In the absence of specific directives from funders or repositories, we offer the following general guidelines for selecting file formats for preservation and reuse. The University's scholarly repository, Research Online, has some specific guidelines for materials to be deposited there.
Open, non-proprietary formats are far more likely to remain usable even if the software that created them is not available or no longer functional. Formats whose documentation is complete and freely available also have a higher likelihood of long-term preservation. If the program that created the file is the only option for reading or accessing the data, it is likely to be a proprietary, non-open format. As a general rule, plain text formats, such as comma- or tab- delimited files, are open formats and are typically better for re-use and long-term preservation.

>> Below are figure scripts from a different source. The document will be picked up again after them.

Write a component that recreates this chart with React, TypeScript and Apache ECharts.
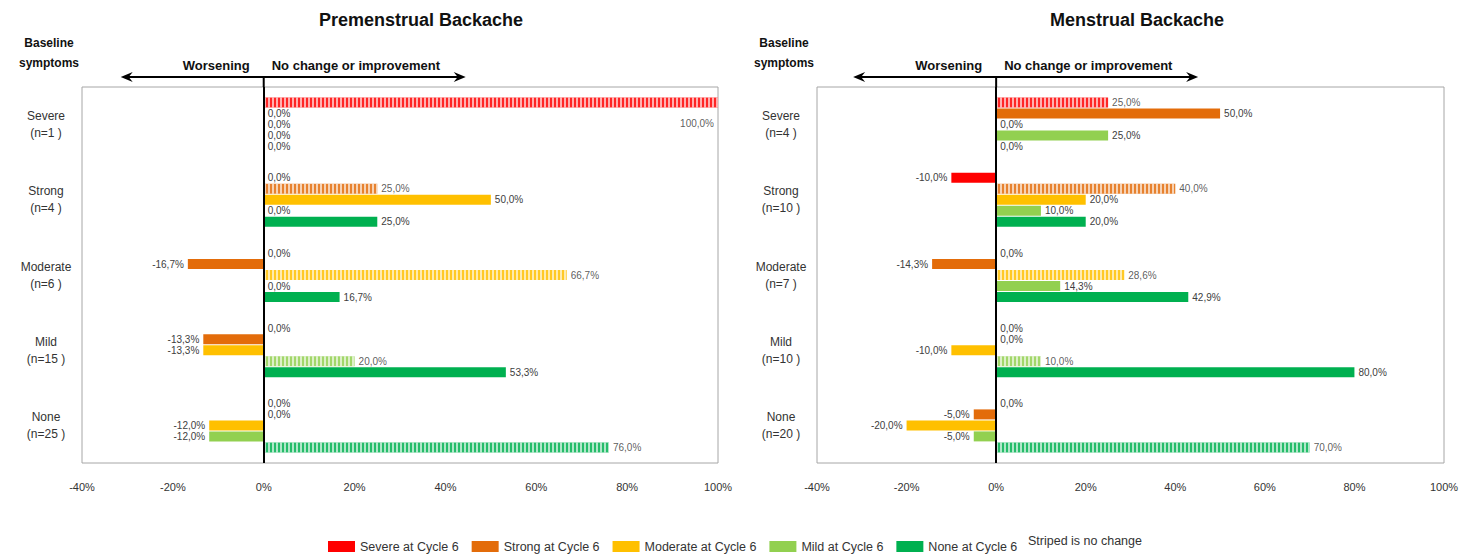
import { useEffect, useRef } from 'react';
import * as echarts from 'echarts';

const categoriesPre = ['Severe\n(n=1 )', 'Strong\n(n=4 )', 'Moderate\n(n=6 )', 'Mild\n(n=15 )', 'None\n(n=25 )'];
const categoriesMen = ['Severe\n(n=4 )', 'Strong\n(n=10 )', 'Moderate\n(n=7 )', 'Mild\n(n=10 )', 'None\n(n=20 )'];
const seriesNames = ['Severe at Cycle 6', 'Strong at Cycle 6', 'Moderate at Cycle 6', 'Mild at Cycle 6', 'None at Cycle 6'];
const seriesColors = ['#ff0000', '#e36c0a', '#ffc000', '#92d050', '#00b050'];

// Premenstrual backache (values per baseline category: Severe, Strong, Moderate, Mild, None)
const preSevere = [100, 0, 0, 0, 0];
const preStrong = [0, 25, -16.7, -13.3, 0];
const preModerate = [0, 50, 66.7, -13.3, -12.0];
const preMild = [0, 0, 0, 20.0, -12.0];
const preNone = [0, 25, 16.7, 53.3, 76.0];

// Menstrual backache
const menSevere = [25, -10, 0, 0, 0];
const menStrong = [50, 40, -14.3, 0, -5];
const menModerate = [0, 20, 28.6, -10, -20];
const menMild = [25, 10, 14.3, 10, -5];
const menNone = [0, 20, 42.9, 80, 70];

const xTicksMin = -40;
const xTicksMax = 100;
const xTickStep = 20;

const titles = ['Premenstrual Backache', 'Menstrual Backache'];

const FONT = "'Liberation Sans', Arial, sans-serif";

const grids = [
  { left: 82, top: 87, width: 636, height: 376 },
  { left: 817, top: 87, width: 627, height: 376 },
];
const titleCenters = [421, 1137];

const fmt = (v: number) => v.toFixed(1).replace('.', ',') + '%';

export default function App() {
  const ref = useRef<HTMLDivElement>(null);
  useEffect(() => {
    document.body.style.margin = '0';
    if (!ref.current) return;
    const chart = echarts.init(ref.current, undefined, { renderer: 'svg' });
    const preData = [preSevere, preStrong, preModerate, preMild, preNone];
    const menData = [menSevere, menStrong, menModerate, menMild, menNone];

    const makeSeries = (data: number[][], gi: number) =>
      data.map((vals, si) => ({
        name: seriesNames[si],
        type: 'bar',
        xAxisIndex: gi,
        yAxisIndex: gi,
        barWidth: 10,
        barGap: '10%',
        itemStyle: { color: seriesColors[si] },
        label: {
          show: true,
          fontFamily: FONT,
          fontSize: 10,
          color: '#404040',
          distance: 4,
          formatter: (p: any) => fmt(p.value),
        },
        markLine:
          si === 0
            ? {
                silent: true,
                symbol: 'none',
                label: { show: false },
                lineStyle: { color: '#000', width: 2, type: 'solid' },
                data: [{ xAxis: 0 }],
              }
            : undefined,
        data: vals.map((v, ci) => {
          const item: any = {
            value: v,
            label: { position: v < 0 ? 'left' : 'right' },
          };
          if (ci === si) {
            item.itemStyle = {
              color: seriesColors[si],
              opacity: 0.85,
              decal: {
                symbol: 'rect',
                symbolSize: 1,
                dashArrayX: [2, 2],
                dashArrayY: [4, 0],
                rotation: 0,
                color: 'rgba(255,255,255,0.75)',
              },
            };
          }
          if (v >= 100) {
            item.label = { position: 'insideRight', offset: [0, 21] };
          }
          return item;
        }),
      }));

    const xAxis = grids.map((_, gi) => ({
      type: 'value',
      gridIndex: gi,
      min: xTicksMin,
      max: xTicksMax,
      interval: xTickStep,
      axisLine: { show: false },
      axisTick: { show: false },
      splitLine: { show: false },
      axisLabel: {
        formatter: '{value}%',
        fontFamily: FONT,
        fontSize: 11,
        color: '#333',
        margin: 18,
      },
    }));

    const yAxis = [categoriesPre, categoriesMen].map((cats, gi) => ({
      type: 'category',
      gridIndex: gi,
      data: cats,
      inverse: true,
      axisLine: { show: false, onZero: false },
      axisTick: { show: false },
      splitLine: { show: false },
      axisLabel: {
        fontFamily: FONT,
        fontSize: 12,
        color: '#333',
        lineHeight: 17,
        align: 'center',
        margin: 36,
      },
    }));

    chart.setOption({
      animation: false,
      backgroundColor: '#fff',
      textStyle: { fontFamily: FONT },
      grid: grids.map((g) => ({ ...g, show: true, borderColor: '#a6a6a6', borderWidth: 1, containLabel: false })),
      xAxis,
      yAxis,
      legend: {
        data: seriesNames,
        left: 323,
        top: 535,
        icon: 'rect',
        itemWidth: 27,
        itemHeight: 11,
        itemGap: 13,
        textStyle: { fontFamily: FONT, fontSize: 12.5, color: '#333' },
        selectedMode: false,
      },
      series: [...makeSeries(preData, 0), ...makeSeries(menData, 1)],
    });

    const graphics: any[] = [];
    grids.forEach((g, gi) => {
      const zero = chart.convertToPixel({ xAxisIndex: gi }, 0) as number;
      const y = 77;
      const x1 = zero - 143;
      const x2 = zero + 202;
      graphics.push(
        {
          type: 'text',
          x: titleCenters[gi],
          y: 20,
          style: {
            text: titles[gi],
            font: `bold 18px ${FONT}`,
            fill: '#111',
            textAlign: 'center',
            textVerticalAlign: 'middle',
          },
        },
        {
          type: 'text',
          x: g.left - 33,
          y: 53,
          style: {
            text: 'Baseline\nsymptoms',
            font: `bold 12px ${FONT}`,
            lineHeight: 20,
            fill: '#111',
            textAlign: 'center',
            textVerticalAlign: 'middle',
          },
        },
        {
          type: 'text',
          x: zero - 14,
          y: 65,
          style: {
            text: 'Worsening',
            font: `bold 13px ${FONT}`,
            fill: '#111',
            textAlign: 'right',
            textVerticalAlign: 'middle',
          },
        },
        {
          type: 'text',
          x: zero + 8,
          y: 65,
          style: {
            text: 'No change or improvement',
            font: `bold 13px ${FONT}`,
            fill: '#111',
            textAlign: 'left',
            textVerticalAlign: 'middle',
          },
        },
        {
          type: 'line',
          shape: { x1: x1 + 4, y1: y, x2: x2 - 4, y2: y },
          style: { stroke: '#000', lineWidth: 2 },
        },
        {
          type: 'polygon',
          shape: { points: [[x1, y], [x1 + 12, y - 5], [x1 + 8, y], [x1 + 12, y + 5]] },
          style: { fill: '#000' },
        },
        {
          type: 'polygon',
          shape: { points: [[x2, y], [x2 - 12, y - 5], [x2 - 8, y], [x2 - 12, y + 5]] },
          style: { fill: '#000' },
        },
        {
          type: 'line',
          shape: { x1: zero, y1: y, x2: zero, y2: g.top },
          style: { stroke: '#000', lineWidth: 2 },
        }
      );
    });
    graphics.push({
      type: 'text',
      x: 1028,
      y: 541,
      style: {
        text: 'Striped is no change',
        font: `12.5px ${FONT}`,
        fill: '#333',
        textAlign: 'left',
        textVerticalAlign: 'middle',
      },
    });
    chart.setOption({ graphic: graphics });

    return () => chart.dispose();
  }, []);
  return <div ref={ref} style={{ width: 1469, height: 554 }} />;
}
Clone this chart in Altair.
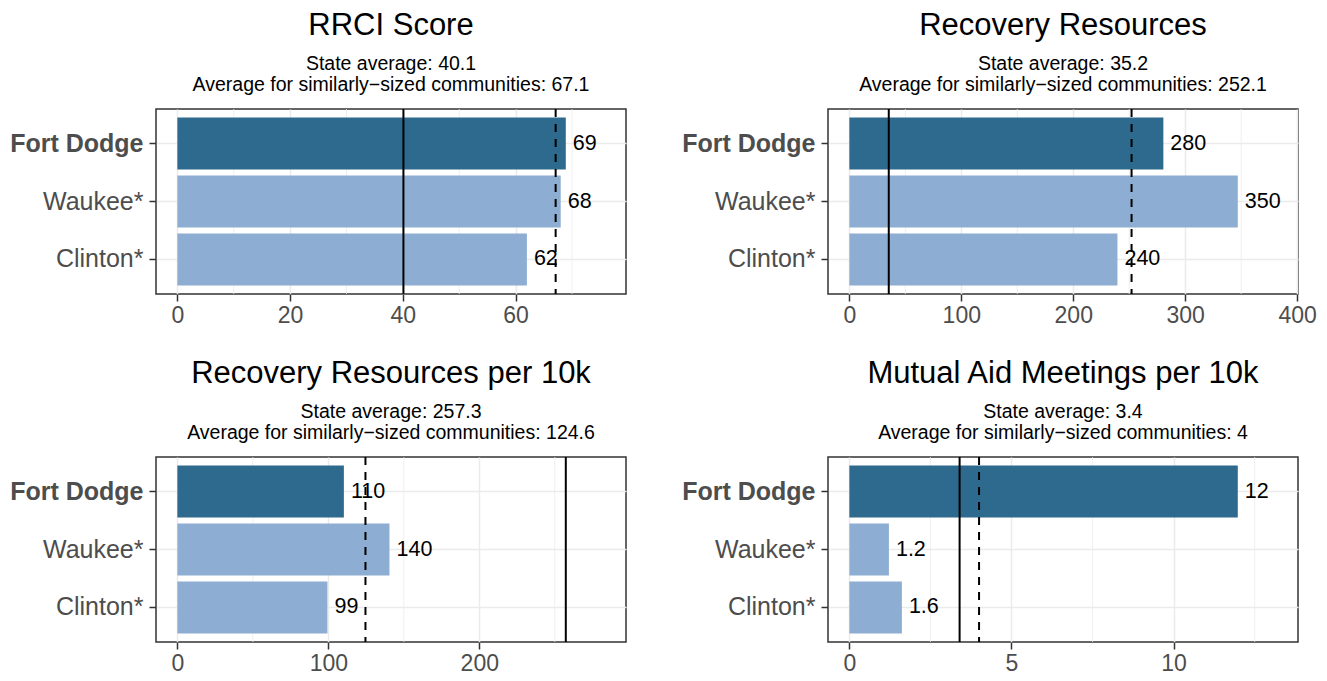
import altair as alt
import pandas as pd

# ---- data ----
communities = ["Fort Dodge", "Waukee*", "Clinton*"]
focus = ["yes", "no", "no"]

panel_titles = ["RRCI Score", "Recovery Resources",
                "Recovery Resources per 10k", "Mutual Aid Meetings per 10k"]
state_avgs = [40.1, 35.2, 257.3, 3.4]
similar_avgs = [67.1, 252.1, 124.6, 4.0]

rrci_values = [68.9, 68.0, 62.0]
rrci_labels = ["69", "68", "62"]
resources_values = [280.5, 347.0, 239.5]
resources_labels = ["280", "350", "240"]
per10k_values = [110.3, 140.5, 99.4]
per10k_labels = ["110", "140", "99"]
meetings_values = [11.98, 1.22, 1.62]
meetings_labels = ["12", "1.2", "1.6"]

rrci_ticks = [0, 20, 40, 60]
rrci_minor = [10, 30, 50, 70]
resources_ticks = [0, 100, 200, 300, 400]
resources_minor = [50, 150, 250, 350]
per10k_ticks = [0, 100, 200]
per10k_minor = [50, 150, 250]
meetings_ticks = [0, 5, 10]
meetings_minor = [2.5, 7.5, 12.5]

all_values = [rrci_values, resources_values, per10k_values, meetings_values]
all_labels = [rrci_labels, resources_labels, per10k_labels, meetings_labels]
all_ticks = [rrci_ticks, resources_ticks, per10k_ticks, meetings_ticks]
all_minor = [rrci_minor, resources_minor, per10k_minor, meetings_minor]

DARK = "#2E6A8E"
LIGHT = "#8DAED2"
FONT = "Liberation Sans"


def fmt(v):
    return f"{v:g}"


def panel(i):
    vals = all_values[i]
    df = pd.DataFrame({"community": communities, "value": vals,
                       "label": all_labels[i], "focus": focus})
    hi = max(vals + [state_avgs[i], similar_avgs[i]]) * 1.1
    xscale = alt.Scale(domain=[-0.05 * hi, 1.05 * hi], nice=False, zero=False)
    yenc = alt.Y("community:N", sort=communities, title=None,
                 scale=alt.Scale(paddingInner=0.1, paddingOuter=0.145),
                 axis=alt.Axis(labelFontSize=25, labelColor="#4D4D4D", labelFont=FONT,
                               labelFontWeight={"expr": "datum.value == 'Fort Dodge' ? 'bold' : 'normal'"},
                               tickColor="#333333", tickSize=7, tickWidth=1.5,
                               labelPadding=6, domain=False, grid=True,
                               gridColor="#EBEBEB", gridWidth=1.5, bandPosition=0.5))
    xaxis = alt.Axis(values=all_ticks[i], title=None, labelFontSize=23,
                     labelColor="#4D4D4D", labelFont=FONT, tickColor="#333333",
                     tickSize=7, tickWidth=1.5, labelPadding=3, domain=False,
                     grid=True, gridColor="#EBEBEB", gridWidth=1.5, labelFlush=False)

    minor = alt.Chart(pd.DataFrame({"m": all_minor[i]})).mark_rule(
        color="#EBEBEB", strokeWidth=0.8).encode(x=alt.X("m:Q", scale=xscale, axis=xaxis))
    bars = alt.Chart(df).mark_bar().encode(
        x=alt.X("value:Q", scale=xscale, axis=xaxis),
        y=yenc,
        color=alt.Color("focus:N", scale=alt.Scale(domain=["yes", "no"], range=[DARK, LIGHT]),
                        legend=None),
    )
    text = alt.Chart(df).mark_text(align="left", baseline="middle", dx=7, fontSize=21.5,
                                   font=FONT, color="black").encode(
        x=alt.X("value:Q", scale=xscale), y=alt.Y("community:N", sort=communities), text="label:N")
    state = alt.Chart(pd.DataFrame({"s": [state_avgs[i]]})).mark_rule(
        color="black", strokeWidth=2).encode(x=alt.X("s:Q", scale=xscale))
    similar = alt.Chart(pd.DataFrame({"s": [similar_avgs[i]]})).mark_rule(
        color="black", strokeWidth=2, strokeDash=[8, 7]).encode(x=alt.X("s:Q", scale=xscale))

    title = alt.TitleParams(
        text=panel_titles[i],
        subtitle=[f"State average: {fmt(state_avgs[i])}",
                  f"Average for similarly\u2212sized communities: {fmt(similar_avgs[i])}"],
        fontSize=31, font=FONT, fontWeight="normal", color="black",
        subtitleFontSize=19.5, subtitleFont=FONT, subtitleColor="black",
        subtitleLineHeight=21, subtitlePadding=13, anchor="middle", frame="group", offset=13)

    return alt.layer(minor, bars, text, state, similar).properties(
        width=470, height=185, title=title)


chart = alt.vconcat(
    alt.hconcat(panel(0), panel(1), spacing=53),
    alt.hconcat(panel(2), panel(3), spacing=53),
    spacing=28,
).properties(
    padding={"left": 0, "top": 0, "right": 0, "bottom": 0}, background="white"
).configure_view(
    stroke="#333333", strokeWidth=1.5
)

chart.save("out.html", embed_options={"renderer": "svg", "actions": False})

Formats that compress the information in a file are often smaller, but the compression often permanently removes data from the file. These formats are "lossy," while formats that do not result in the loss of information when uncompressed are "lossless."
If the encryption key, passphrase, or password to a file is lost, there may be no way to retrieve the data from the file later, rendering it unusable to others. Uncompiled source code is more readily re-usable by others and has a far greater likelihood of remaining usable over time since recompiling is possible on different architectures and platforms.